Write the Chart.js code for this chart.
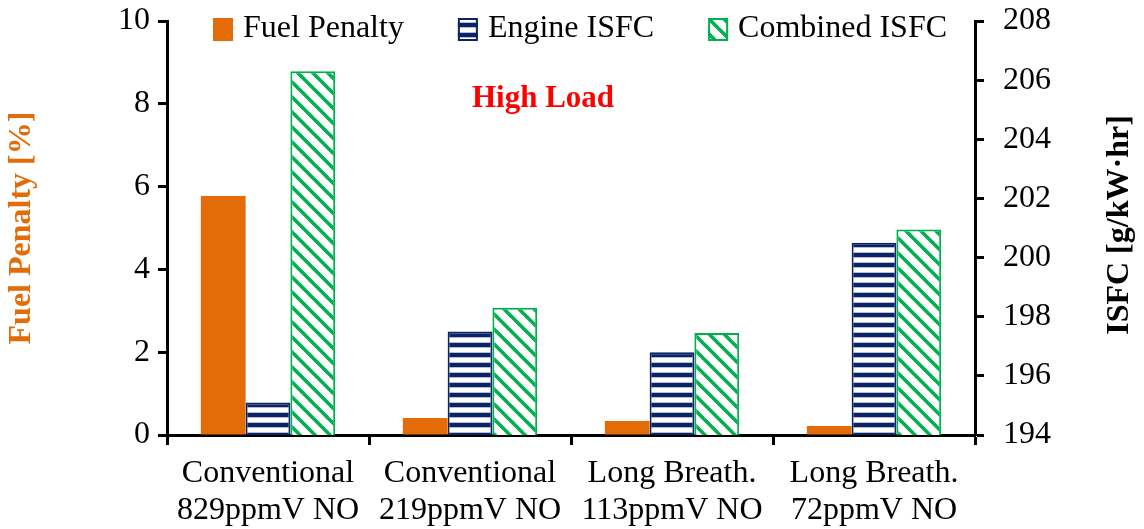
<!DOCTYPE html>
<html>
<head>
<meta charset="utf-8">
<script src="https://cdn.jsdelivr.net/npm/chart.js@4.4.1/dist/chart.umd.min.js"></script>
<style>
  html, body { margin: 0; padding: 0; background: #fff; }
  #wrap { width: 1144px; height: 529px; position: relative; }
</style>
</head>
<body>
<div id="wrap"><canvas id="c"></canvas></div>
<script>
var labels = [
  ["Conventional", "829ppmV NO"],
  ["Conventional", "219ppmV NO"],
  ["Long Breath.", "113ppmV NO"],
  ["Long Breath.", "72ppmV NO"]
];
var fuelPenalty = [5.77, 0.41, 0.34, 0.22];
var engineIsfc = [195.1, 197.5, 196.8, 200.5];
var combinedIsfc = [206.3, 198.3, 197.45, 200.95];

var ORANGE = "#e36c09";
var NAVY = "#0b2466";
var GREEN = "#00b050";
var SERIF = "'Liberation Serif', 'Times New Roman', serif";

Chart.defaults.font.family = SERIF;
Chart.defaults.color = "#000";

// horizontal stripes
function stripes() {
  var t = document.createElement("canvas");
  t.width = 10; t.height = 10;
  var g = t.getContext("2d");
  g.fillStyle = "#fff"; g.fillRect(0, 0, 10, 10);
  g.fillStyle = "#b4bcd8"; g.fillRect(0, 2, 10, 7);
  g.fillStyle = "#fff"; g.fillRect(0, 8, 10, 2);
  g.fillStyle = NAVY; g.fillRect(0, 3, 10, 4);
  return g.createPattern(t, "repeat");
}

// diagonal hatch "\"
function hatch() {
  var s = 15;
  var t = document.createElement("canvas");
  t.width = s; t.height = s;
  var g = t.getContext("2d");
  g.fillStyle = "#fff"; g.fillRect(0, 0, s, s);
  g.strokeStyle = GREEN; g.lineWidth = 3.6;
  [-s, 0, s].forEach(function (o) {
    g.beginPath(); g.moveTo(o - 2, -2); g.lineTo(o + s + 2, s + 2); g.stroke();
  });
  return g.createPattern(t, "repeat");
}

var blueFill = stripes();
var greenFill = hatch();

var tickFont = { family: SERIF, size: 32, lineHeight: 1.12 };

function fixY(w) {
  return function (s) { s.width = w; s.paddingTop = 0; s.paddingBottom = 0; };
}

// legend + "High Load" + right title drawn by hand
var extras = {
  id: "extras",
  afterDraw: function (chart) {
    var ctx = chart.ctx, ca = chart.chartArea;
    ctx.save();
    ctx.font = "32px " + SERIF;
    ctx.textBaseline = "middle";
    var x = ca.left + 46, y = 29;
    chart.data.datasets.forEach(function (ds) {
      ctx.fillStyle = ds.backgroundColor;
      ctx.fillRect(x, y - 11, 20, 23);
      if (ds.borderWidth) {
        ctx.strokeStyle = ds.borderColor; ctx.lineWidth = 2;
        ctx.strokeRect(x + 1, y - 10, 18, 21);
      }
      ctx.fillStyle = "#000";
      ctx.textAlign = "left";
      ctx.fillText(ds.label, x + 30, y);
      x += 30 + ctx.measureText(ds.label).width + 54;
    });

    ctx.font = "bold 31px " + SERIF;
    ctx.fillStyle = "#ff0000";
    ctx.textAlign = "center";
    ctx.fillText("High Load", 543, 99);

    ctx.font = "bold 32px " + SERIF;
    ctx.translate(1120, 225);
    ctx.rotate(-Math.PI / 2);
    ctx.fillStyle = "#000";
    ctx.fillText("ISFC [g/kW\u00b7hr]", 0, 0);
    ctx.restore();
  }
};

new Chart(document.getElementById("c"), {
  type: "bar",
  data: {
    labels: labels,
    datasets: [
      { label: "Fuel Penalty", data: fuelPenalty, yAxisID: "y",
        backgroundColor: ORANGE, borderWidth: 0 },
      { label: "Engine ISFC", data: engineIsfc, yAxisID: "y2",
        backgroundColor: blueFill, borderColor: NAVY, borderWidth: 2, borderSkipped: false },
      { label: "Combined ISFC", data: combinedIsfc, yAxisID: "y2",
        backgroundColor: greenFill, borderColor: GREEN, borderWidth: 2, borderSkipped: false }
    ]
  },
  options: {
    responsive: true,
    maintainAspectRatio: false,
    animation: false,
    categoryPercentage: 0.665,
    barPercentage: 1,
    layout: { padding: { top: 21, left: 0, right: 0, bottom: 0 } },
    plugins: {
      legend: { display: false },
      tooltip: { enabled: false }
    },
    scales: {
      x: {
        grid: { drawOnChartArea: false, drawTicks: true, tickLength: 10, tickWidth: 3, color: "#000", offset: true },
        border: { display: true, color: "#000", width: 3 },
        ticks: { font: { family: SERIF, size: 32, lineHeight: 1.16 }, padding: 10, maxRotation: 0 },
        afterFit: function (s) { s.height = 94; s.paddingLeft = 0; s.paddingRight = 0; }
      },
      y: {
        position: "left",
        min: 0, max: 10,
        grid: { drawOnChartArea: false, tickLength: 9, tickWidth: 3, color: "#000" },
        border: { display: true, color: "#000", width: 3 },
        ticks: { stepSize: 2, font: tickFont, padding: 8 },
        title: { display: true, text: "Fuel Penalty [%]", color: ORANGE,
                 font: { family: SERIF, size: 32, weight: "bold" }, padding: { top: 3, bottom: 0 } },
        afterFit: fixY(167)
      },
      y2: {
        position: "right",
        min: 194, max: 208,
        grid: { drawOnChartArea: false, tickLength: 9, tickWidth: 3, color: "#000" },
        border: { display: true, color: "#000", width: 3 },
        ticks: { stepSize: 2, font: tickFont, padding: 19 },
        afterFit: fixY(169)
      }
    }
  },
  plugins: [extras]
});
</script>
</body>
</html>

## [Task to carry out]
Repeat the listing above up to and including the line with "var combinedIsfc = [206.3, 198.3, 197.45, 200.95];", starting from its first line. Drop any pictures.

## [Full response]
Write the Chart.js code for this chart.
<!DOCTYPE html>
<html>
<head>
<meta charset="utf-8">
<script src="https://cdn.jsdelivr.net/npm/chart.js@4.4.1/dist/chart.umd.min.js"></script>
<style>
  html, body { margin: 0; padding: 0; background: #fff; }
  #wrap { width: 1144px; height: 529px; position: relative; }
</style>
</head>
<body>
<div id="wrap"><canvas id="c"></canvas></div>
<script>
var labels = [
  ["Conventional", "829ppmV NO"],
  ["Conventional", "219ppmV NO"],
  ["Long Breath.", "113ppmV NO"],
  ["Long Breath.", "72ppmV NO"]
];
var fuelPenalty = [5.77, 0.41, 0.34, 0.22];
var engineIsfc = [195.1, 197.5, 196.8, 200.5];
var combinedIsfc = [206.3, 198.3, 197.45, 200.95];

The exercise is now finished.